Blinken ordered State Dept. staff not to discuss Wagner mutiny: Axios
A report by Axios citing US officials says the US Secretary of State aimed to avoid any links to the events.
US Secretary of State Antony Blinken sent an urgent cable message on Friday to State Department personnel instructing them to abstain from discussing PMC Wagner's mutiny in Russia, according to a report by Axios, which cited three US officials.
Earlier, a report by The Wall Street Journal revealed that US diplomats and representatives were also messaged to only state that Washington is monitoring the situation closely and make no further comments regarding the situation in Russia.
Diplomats were instructed to say that the US is "watching closely as the situation unfolds" and that "the United States has no intention of involving itself in this matter."
"Regarding host governments, chief of missions and embassy staff should not pro-actively engage host government officials without prior authorization from Washington," the message read, stressing that "missions should not respond directly to any press inquiries."
Sources of Axios say the message was done to ensure that no diplomat makes a statement that would raise questions regarding US involvement in the mutiny, as Blinken told diplomats to say that he and his closest staff are dealing with the situation. Another source said the message was issued since the State Department did not have enough information on the events in Russia to permit it to make a statement.
However, US intelligence agencies learned that Yevgeny Prigozhin, the head of Wagner, might be planning a mutiny and alerted the White House and other government agencies so they would not be caught off guard, The Washington Post reported on Sunday, citing several US officials who spoke on the condition of anonymity.
According to unidentified sources quoted in the newspaper, the White House, top officials at the Department of State, the Pentagon, and members of Congress were informed by the intelligence agencies over the last two weeks.

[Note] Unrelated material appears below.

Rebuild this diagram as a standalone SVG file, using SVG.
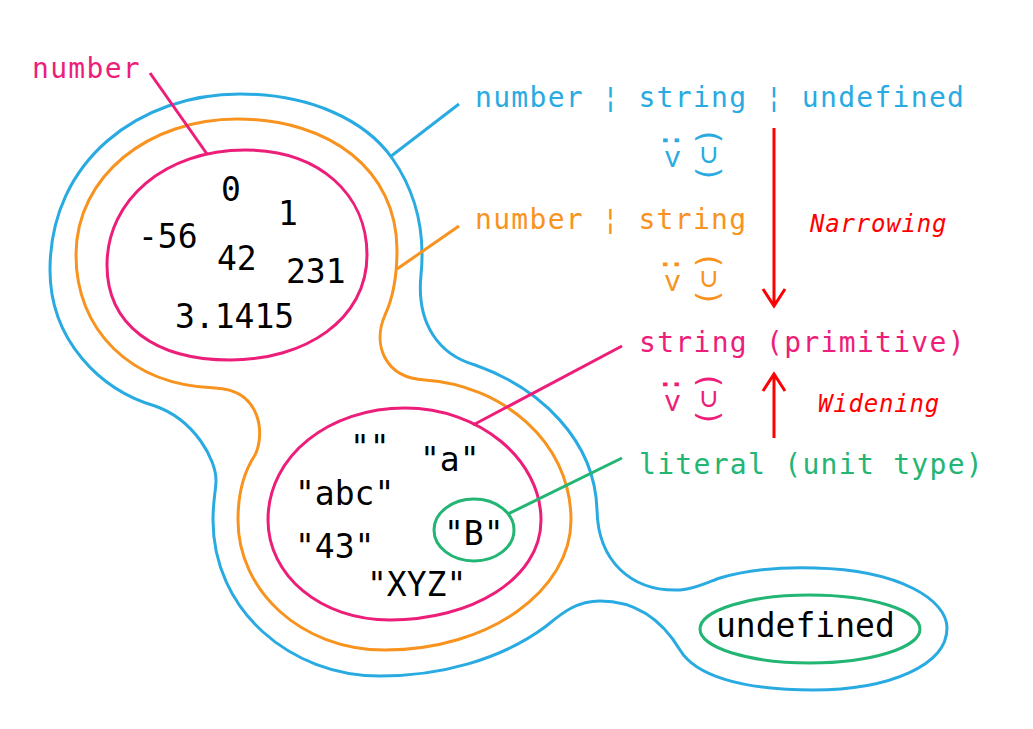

Meanwhile, The New York Times said the US spy services were reluctant to declassify the material because of fear that Russia would accuse them of planning a coup. According to the investigation, they also showed "little interest" in assisting Russian authorities.
Putin dissolves Wagner
Over the weekend, Russia went through what is possibly the most critical moment of its timeline since the war in Ukraine began, narrowly averting a full-scale civil war after the head of Wagner PMC, Yevgeny Prigozhin, accused the Russian Ministry of Defense of striking a Wagner military camp and vowed revenge, which the Ministry categorically denied.
On Saturday, Prigozhin agreed to de-escalate the situation after he accepted a proposal from Belarusian President Alexander Lukashenko to move to neighboring Belarus.
President Vladimir Putin addressed Russians on Monday saying that those who organized the Wagner mutiny abandoned not only their country and people but also the men who were tricked into this "crime".
Putin said the "neo-Nazis in Kiev" and their Western backers desired the same end as the mutiny organizers: an intra-Russian battle in which Russian soldiers would kill one another.
He emphasized that the mutiny's planners were fully aware that their uprising would have been put down and that their actions were ultimately intended to harm Russia.
"I emphasize that from the very beginning of the events, all necessary decisions were immediately taken to neutralize the threat that arose, to protect the constitutional order, the life, and security of our citizens," Putin said.